A leading Remain campaigner told a meeting in Watford that a People's Vote was becoming more and more likely - and said no other options are credible.

Labour peer Baron Adonis spoke to around 120 people at a meeting held by Watford For Europe at the Wellspring Church Centre on Thursday.

With the next step uncertain if Prime Minister Theresa May loses this evening's vote, and no Parliamentary majority for a "no deal" exit, he said there were two groups supporting it - those who, like him, had been campaigning since the first referendum, and others were coming round to the idea because everything was proving to be "unviable".

He said: "We cannot continue with this undecided and a massive, festering wound across our national life. The right thing to do is a referendum."

Citing a speech from 2011, he claimed leading Conservative Brexiteer Jacob Rees-Mogg MP was initially in favour of a 'dual referendum' - with a first vote on whether to enter negotiations with the EU and then on the terms of the agreement.

With the outcome after tonight's vote uncertain, he predicted a majority in Parliament for extending Article 50 to delay Brexit - and "Groundhog Day".

He said there was no Parliamentary support for a 'no deal' Brexit, and pointed to the current situation, with the Government rehearsing lorry traffic jams outside Dover.

He said it was "unbelievable" that the nation was preparing for no deal as if "it was the middle of a war".

He added: "Did we know anybody who voted for this two years ago?"

Challenged by audience member and "Tory Brexiteer" Sam Swerlinge, of Carpenders Park, who said the default legal position if no deal could be agreed was to leave without a deal, he said the March 29 departure date could be changed by the Government, with parliamentary approval.

He pointed to four main reasons to remain in Europe - jobs and economic prosperity, Ireland and the Good Friday Agreement, young people and peace in Europe - with once unstable nations such as Portugal and Estonia having benefited from joining the EU.

Speaking to the Watford Observer after the talk, he said: "There has been a big movement in public opinion as people have seen the Brexit Deal and as they realised that there isn't going to be a pot of gold that is going to pay for the NHS.

"But instead we have already agreed an exit deal of £39 billion and people are likely to lose their jobs because there is going to be less trade with Europe.

"As David Davis said, a democracy isn't a democracy if people can't change their mind, and people should have a chance to give their view on the deal."

After his speech, Lord Adonis took questions from the audience:

Francis Durham said he had left the Labour Party over Jeremy Corbyn's stance on Brexit, said Labour's "disjointed" approach needed to radically change if a People's Vote was to be successful.

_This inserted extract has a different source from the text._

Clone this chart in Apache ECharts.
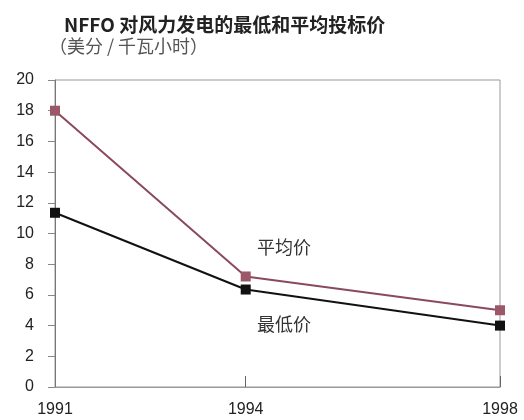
<!DOCTYPE html>
<html><head><meta charset="utf-8">
<script src="https://cdn.jsdelivr.net/npm/echarts@6/dist/echarts.min.js"></script>
<style>html,body{margin:0;padding:0;background:#fff}#c{width:524px;height:420px}</style>
</head><body><div id="c"></div>
<script>
var years = [1991, 1994, 1998];
var avgPrice = [18.0, 7.2, 5.0];
var minPrice = [11.35, 6.35, 4.0];
var yTicks = [0, 2, 4, 6, 8, 10, 12, 14, 16, 18, 20];
var title = 'NFFO 对风力发电的最低和平均投标价';
var subtitle = '（美分 / 千瓦小时）';
var avgLabel = '平均价';
var minLabel = '最低价';

function pairs(xs, ys){ return xs.map(function(x,i){ return [x, ys[i]]; }); }

var chart = echarts.init(document.getElementById('c'));
chart.setOption({
  backgroundColor: '#fff',
  animation: false,
  title: [
    {text: title, left: 59, top: 10, textStyle:{fontFamily:'Noto Sans CJK SC', fontSize:19, fontWeight:'bold', color:'#222'}},
    {text: subtitle, left: 44, top: 32, textStyle:{fontFamily:'Noto Sans CJK SC', fontSize:18, fontWeight:'normal', color:'#555'}}
  ],
  grid: {left: 55, right: 24, top: 80, bottom: 33, show: true, borderColor: '#999', borderWidth: 1, backgroundColor: 'transparent'},
  xAxis: {
    type: 'value', min: 1991, max: 1998,
    axisLine: {show: true, lineStyle:{color:'#999'}},
    splitLine: {show: false},
    axisTick: {show: true, customValues: [1994, 1998], inside: true, length: 11, lineStyle:{color:'#666'}},
    axisLabel: {customValues: years, formatter: function(v){return String(v);}, fontFamily:'Liberation Sans', fontSize:16, color:'#222', margin: 15}
  },
  yAxis: {
    type: 'value', min: 0, max: 20, interval: 2,
    axisLine: {show: true, lineStyle:{color:'#777'}},
    splitLine: {show: false},
    axisTick: {show: true, length: 7, lineStyle:{color:'#888'}},
    axisLabel: {customValues: yTicks, fontFamily:'Liberation Sans', fontSize:16, color:'#222', margin: 21}
  },
  series: [
    {type:'line', data: pairs(years, avgPrice), symbol:'rect', symbolSize: 10,
     lineStyle:{color:'#8a4a5c', width:2}, itemStyle:{color:'#9a5868'}},
    {type:'line', data: pairs(years, minPrice), symbol:'rect', symbolSize: 10,
     lineStyle:{color:'#111', width:2}, itemStyle:{color:'#111'}}
  ],
  graphic: [
    {type:'text', left: 257, top: 238, style:{text: avgLabel, font:'18px "Noto Sans CJK SC"', fill:'#333'}},
    {type:'text', left: 257, top: 315, style:{text: minLabel, font:'18px "Noto Sans CJK SC"', fill:'#333'}}
  ]
});
</script></body></html>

One questioner suggested that he was misquoting Jacob Rees-Mogg, and asked how he could speak for people from countries such as Estonia and Portugal. She asked what he would say if there was a second referendum and Leave won.

Lord Adonis said: "If the people vote to leave once they have seen the deal, what will my position be? That we should leave."

Eddie, from Bushey, said that whatever happened on March 29, the country was going to be divided and asked how it could be reunited if the initial Referendum result were overturned.

Lord Adonis said the way to heal the country would be to heal the divisions that caused Brexit - austerity, the collapse of real wages, the divide between the south and the Midlands and North.

"We should put an end to austerity, we should stop cutting local authority budgets, we should be investing more in our education system. We should be building houses on the scale we did in the 1950s and 60s.

"Leaving the EU will make all of those problems for one fundamental reason: it will give us less money to put them right."

Charles Perry, who described himself as an "environmental and social entrepreneur", said: "What we didn't do was paint a vision of the future of Europe, about it being sustainable. The Leavers' appeal was that Europe is going to fragment and collapse."

Watford Labour Party chairman Mike Jackson said he had been quite sceptical about a second referendum after being abused and shouted at in the street while campaigning in 2016, but had changed his mind.

Lord Adonis said: "One of the failures of the last referendum was that we failed to appeal emotionally to the people who want to stay in Europe. People felt disenfranchised and left behind.

"Frankly if we have a campaign led by the Conservative Party we are going to lose. It can't be the political establishment who lead it."

He added: "There's nothing I want more than for this to be a referendum on Theresa May.

"We need a group of politicians who represent the broad spectrum of British politics.

"We need Caroline Lucas, Nicola Sturgeon, We obviously need Vince Cable. John Major. I hope that my friend Jeremy will be there. It is very likely that John McDonnell and Keir Starmer.

"We also need people who aren't just from London.

"Those of us who want to stay in the EU should not say the whole business was invalid. We should say that now we can actually see the deal, now we actually know what the terms are, the right thing for the people to do is to make a judgement on those terms."